- _What is expected_
Extract the lines from the start through the line that holds "import seaborn as sns", both included, omitting all images.
START Data segment
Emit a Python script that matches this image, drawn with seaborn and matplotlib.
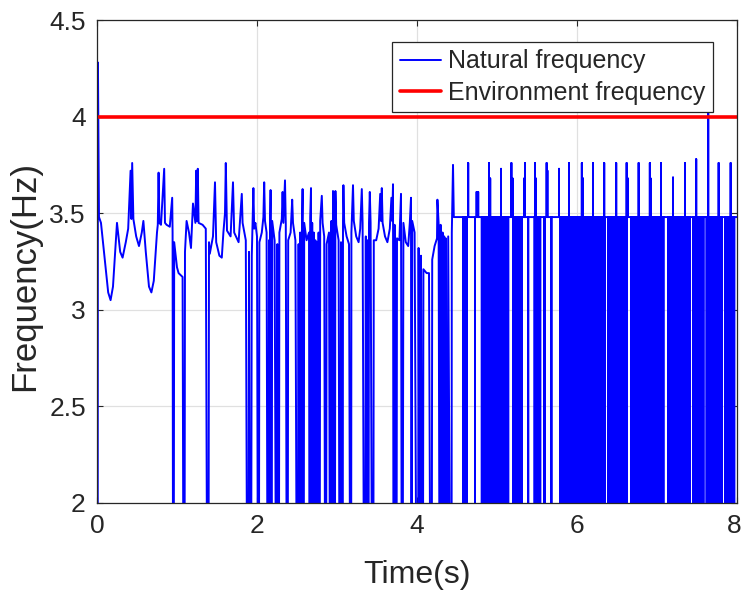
import numpy as np
import pandas as pd
import matplotlib
matplotlib.use("Agg")
import matplotlib.pyplot as plt
import matplotlib.transforms as mtransforms
import seaborn as sns

# ---------------- data ----------------
# slowly varying part of the natural frequency, 0 - 4.5 s (0.0 = drop off the axis)
t_a = [0.0, 0.004, 0.012, 0.025, 0.05, 0.10, 0.14, 0.17, 0.20, 0.25, 0.29, 0.32, 0.36, 0.39,
       0.42, 0.43, 0.44, 0.455, 0.49, 0.525, 0.56, 0.58, 0.61, 0.65, 0.68, 0.71, 0.75, 0.76,
       0.77, 0.78, 0.80, 0.84, 0.85, 0.87, 0.91, 0.94, 0.945, 0.955, 0.965, 1.00]
f_a = [4.60, 0.00, 4.28, 3.48, 3.45, 3.25, 3.09, 3.05, 3.12, 3.45, 3.30, 3.27, 3.35, 3.42,
       3.72, 3.47, 3.76, 3.47, 3.38, 3.33, 3.40, 3.46, 3.30, 3.12, 3.09, 3.15, 3.40, 3.44,
       3.71, 3.45, 3.44, 3.73, 3.45, 3.44, 3.43, 3.58, 3.40, 0.00, 3.35, 3.22]

t_b = [1.02, 1.07, 1.09, 1.10, 1.12, 1.15, 1.175, 1.20, 1.23, 1.24, 1.25, 1.26, 1.27, 1.32,
       1.36, 1.39, 1.40, 1.41, 1.45, 1.475, 1.49, 1.53, 1.56, 1.58, 1.60, 1.61, 1.625, 1.67,
       1.70, 1.715, 1.77, 1.81, 1.82, 1.86, 1.89, 1.90, 1.92, 1.935, 1.955, 1.965, 1.98]
f_b = [3.19, 3.17, 0.00, 3.30, 3.46, 3.40, 3.32, 3.55, 3.45, 3.72, 3.46, 3.73, 3.45, 3.44,
       3.42, 0.00, 3.35, 3.29, 3.38, 3.66, 3.35, 3.28, 3.27, 3.40, 3.50, 3.76, 3.41, 3.38,
       3.66, 3.40, 3.35, 3.60, 3.45, 3.36, 0.00, 3.30, 0.00, 3.28, 3.63, 3.42, 3.45]

t_c = [2.00, 2.02, 2.03, 2.06, 2.08, 2.09, 2.10, 2.12, 2.14, 2.15, 2.16, 2.165, 2.17, 2.18,
       2.19, 2.22, 2.25, 2.255, 2.27, 2.28, 2.31, 2.32, 2.33, 2.35, 2.36, 2.38, 2.39, 2.42,
       2.44, 2.45, 2.48, 2.51, 2.52, 2.53, 2.54, 2.56, 2.565, 2.57, 2.58, 2.59, 2.62, 2.65,
       2.66, 2.665, 2.675, 2.68, 2.69, 2.70, 2.71, 2.72, 2.73, 2.74, 2.75, 2.76, 2.77, 2.78,
       2.79, 2.81, 2.82, 2.84, 2.86, 2.87, 2.90, 2.92, 2.93, 2.94, 2.95, 2.96, 2.97, 2.98, 2.99]
f_c = [3.38, 0.00, 3.35, 3.40, 3.48, 3.66, 3.46, 3.40, 0.00, 3.36, 0.00, 3.42, 3.62, 0.00,
       3.46, 3.36, 0.00, 3.34, 0.00, 3.40, 3.47, 3.61, 3.45, 3.67, 3.44, 0.00, 3.36, 3.40,
       3.57, 3.45, 3.36, 0.00, 3.34, 0.00, 3.40, 0.00, 3.46, 3.625, 0.00, 3.45, 3.36, 3.40,
       0.00, 3.48, 3.63, 0.00, 3.45, 0.00, 3.40, 0.00, 3.36, 0.00, 3.35, 0.00, 3.40, 0.00,
       3.46, 3.59, 3.45, 3.38, 0.00, 3.34, 3.40, 0.00, 3.46, 0.00, 3.615, 3.45, 0.00, 3.615, 3.44]

t_d = [3.02, 3.04, 3.05, 3.07, 3.075, 3.08, 3.09, 3.12, 3.15, 3.175, 3.18, 3.20, 3.21, 3.24,
       3.27, 3.29, 3.31, 3.32, 3.35, 3.36, 3.37, 3.38, 3.39, 3.40, 3.41, 3.42, 3.45, 3.46,
       3.49, 3.52, 3.54, 3.55, 3.56, 3.57, 3.60, 3.63, 3.66, 3.68, 3.69, 3.70, 3.71, 3.72,
       3.74, 3.75, 3.78, 3.80, 3.815, 3.83, 3.86, 3.89, 3.91, 3.925, 3.93, 3.94, 3.97, 4.01,
       4.02, 4.04, 4.05, 4.07, 4.08, 4.12, 4.15, 4.18, 4.19, 4.22, 4.25, 4.255, 4.27, 4.29,
       4.295, 4.31, 4.32, 4.33, 4.34, 4.35, 4.36, 4.37, 4.39, 4.43, 4.435, 4.45, 4.46]
f_d = [3.36, 0.00, 3.35, 0.00, 3.46, 3.645, 3.45, 3.38, 3.34, 0.00, 3.40, 3.645, 3.46, 3.38,
       3.35, 3.42, 3.625, 3.45, 0.00, 3.38, 0.00, 3.36, 0.00, 3.45, 3.61, 3.45, 0.00, 3.36,
       3.36, 3.42, 3.60, 3.46, 3.63, 3.45, 3.38, 3.35, 3.42, 3.58, 3.46, 3.65, 0.00, 3.44,
       0.00, 3.37, 3.36, 3.60, 0.00, 3.45, 3.35, 3.33, 3.45, 3.58, 0.00, 3.46, 3.40, 0.00,
       3.32, 0.00, 3.28, 0.00, 3.21, 3.19, 3.19, 0.00, 3.26, 3.33, 3.37, 3.57, 3.45, 0.00,
       3.44, 0.00, 3.40, 0.00, 3.38, 0.00, 3.37, 0.00, 3.38, 0.00, 3.40, 3.75, 3.48]

# after 4.5 s: a flat level with narrow spikes and drops
base_late = 3.48
spike_late_t = [4.64, 4.745, 4.765, 4.90, 4.915, 5.05, 5.18, 5.195, 5.34, 5.35, 5.475, 5.485,
                5.62, 5.63, 5.775, 5.90, 6.06, 6.075, 6.20, 6.34, 6.49, 6.62, 6.635, 6.77,
                6.91, 6.92, 7.05, 7.20, 7.35, 7.49, 7.64, 7.77, 7.92]
spike_late_f = [3.76, 3.61, 3.61, 3.76, 3.68, 3.73, 3.76, 3.68, 3.68, 3.76, 3.76, 3.68,
                3.76, 3.72, 3.73, 3.76, 3.76, 3.68, 3.76, 3.76, 3.76, 3.76, 3.68, 3.76,
                3.76, 3.68, 3.76, 3.685, 3.76, 3.78, 4.05, 3.76, 3.76]
drop_late_t = [4.575, 4.59, 4.62, 4.725,
               4.81, 4.824, 4.838, 4.852, 4.866, 4.88, 4.894, 4.908, 4.922, 4.936, 4.95,
               4.964, 4.978, 4.992, 5.006, 5.02, 5.034, 5.048, 5.062, 5.076, 5.09, 5.104,
               5.118, 5.132, 5.14,
               5.20, 5.214, 5.228, 5.25, 5.27, 5.29, 5.31, 5.39,
               5.47, 5.49, 5.505, 5.52, 5.54, 5.59, 5.60, 5.68,
               5.79, 5.805, 5.82, 5.84, 5.855, 5.87, 5.885, 5.905, 5.92, 5.935, 5.95, 5.965,
               5.98, 5.995, 6.01, 6.025, 6.04, 6.07, 6.085, 6.10, 6.115, 6.13, 6.14,
               6.16, 6.175, 6.19, 6.21, 6.23, 6.25, 6.27, 6.285, 6.30, 6.315, 6.33, 6.35,
               6.39, 6.405, 6.42, 6.435, 6.45, 6.465, 6.48, 6.50, 6.515, 6.53, 6.545, 6.56,
               6.575, 6.59, 6.605, 6.62,
               6.68, 6.695, 6.71, 6.73, 6.755, 6.78, 6.80, 6.815, 6.83, 6.845, 6.86, 6.875,
               6.89, 6.905, 6.92, 6.935, 6.95,
               6.975, 6.99, 7.005, 7.02, 7.035, 7.065, 7.08,
               7.14, 7.155, 7.17, 7.19, 7.21, 7.23, 7.25, 7.27, 7.285, 7.30, 7.32, 7.34,
               7.36, 7.375, 7.39, 7.41,
               7.455, 7.47, 7.485, 7.50, 7.515, 7.53, 7.545, 7.56, 7.58,
               7.62, 7.655, 7.67, 7.69, 7.71, 7.725, 7.74, 7.755, 7.78, 7.795, 7.81,
               7.85, 7.865, 7.88, 7.895, 7.91, 7.925, 7.94, 7.955, 7.965]
drop_level = 0.0
t_end = 8.0

# environment frequency
env_t = [0.0, 8.0]
env_f = [4.0, 4.0]

xticks = [0, 2, 4, 6, 8]
yticks = [2, 2.5, 3, 3.5, 4, 4.5]
ytick_labels = ["2", "2.5", "3", "3.5", "4", "4.5"]

# ---------------- build the series ----------------
t_early = t_a + t_b + t_c + t_d
f_early = f_a + f_b + f_c + f_d
assert len(t_early) == len(f_early)
assert len(spike_late_t) == len(spike_late_f)

events = [(t, f) for t, f in zip(spike_late_t, spike_late_f)] + \
         [(t, drop_level) for t in drop_late_t]
events.sort()
t_late, f_late = [], []
for t, f in events:
    t_late += [t, t, t]
    f_late += [base_late, f, base_late]
t_late.append(t_end)
f_late.append(base_late)

nat = pd.DataFrame({"t": t_early + t_late, "f": f_early + f_late})
env = pd.DataFrame({"t": env_t, "f": env_f})

# ---------------- plot ----------------
sns.set_theme(style="ticks")
plt.rcParams["font.family"] = ["Liberation Sans", "DejaVu Sans"]

fig = plt.figure(figsize=(7.42, 5.94), dpi=100)
ax = fig.add_axes([0.1307, 0.1532, 0.8626, 0.8131])

sns.lineplot(data=nat, x="t", y="f", sort=False, estimator=None, color="#0000ff",
             lw=1.4, ax=ax, label="Natural frequency", zorder=3)
sns.lineplot(data=env, x="t", y="f", sort=False, estimator=None, color="#ff0000",
             lw=2.6, ax=ax, label="Environment frequency", zorder=4)

ax.set_xlim(0, 8)
ax.set_ylim(2, 4.5)
ax.set_xticks(xticks)
ax.set_yticks(yticks)
ax.set_yticklabels(ytick_labels)
ax.grid(True, color="#e0e0e0", lw=0.9, zorder=0)
ax.set_axisbelow(True)
for sp in ax.spines.values():
    sp.set_color("#262626")
    sp.set_linewidth(0.9)
    sp.set_zorder(5)
ax.tick_params(direction="in", length=4, width=0.8, colors="#262626",
               labelsize=19, pad=8, top=True, right=True)
ax.set_xlabel("Time(s)", fontsize=23, color="#262626", labelpad=16)
ax.set_ylabel("Frequency(Hz)", fontsize=25, color="#262626")
ax.yaxis.set_label_coords(-0.088, 0.47)

# keep the last x tick label inside the canvas
fig.canvas.draw()
last = ax.get_xticklabels()[-1]
last.set_transform(last.get_transform() +
                   mtransforms.ScaledTranslation(-3 / 100, 0, fig.dpi_scale_trans))

leg = ax.legend(loc="upper right", bbox_to_anchor=(0.9625, 0.9545), borderaxespad=0,
                fontsize=18, frameon=True, fancybox=False, framealpha=1,
                edgecolor="#262626", handlelength=1.65, handletextpad=0.3,
                labelspacing=0.3, borderpad=0.3)
leg.get_frame().set_linewidth(0.9)
leg.set_zorder(10)

fig.savefig("out.png", dpi=100)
END Data segment
- _Worked answer_
Emit a Python script that matches this image, drawn with seaborn and matplotlib.
import numpy as np
import pandas as pd
import matplotlib
matplotlib.use("Agg")
import matplotlib.pyplot as plt
import matplotlib.transforms as mtransforms
import seaborn as sns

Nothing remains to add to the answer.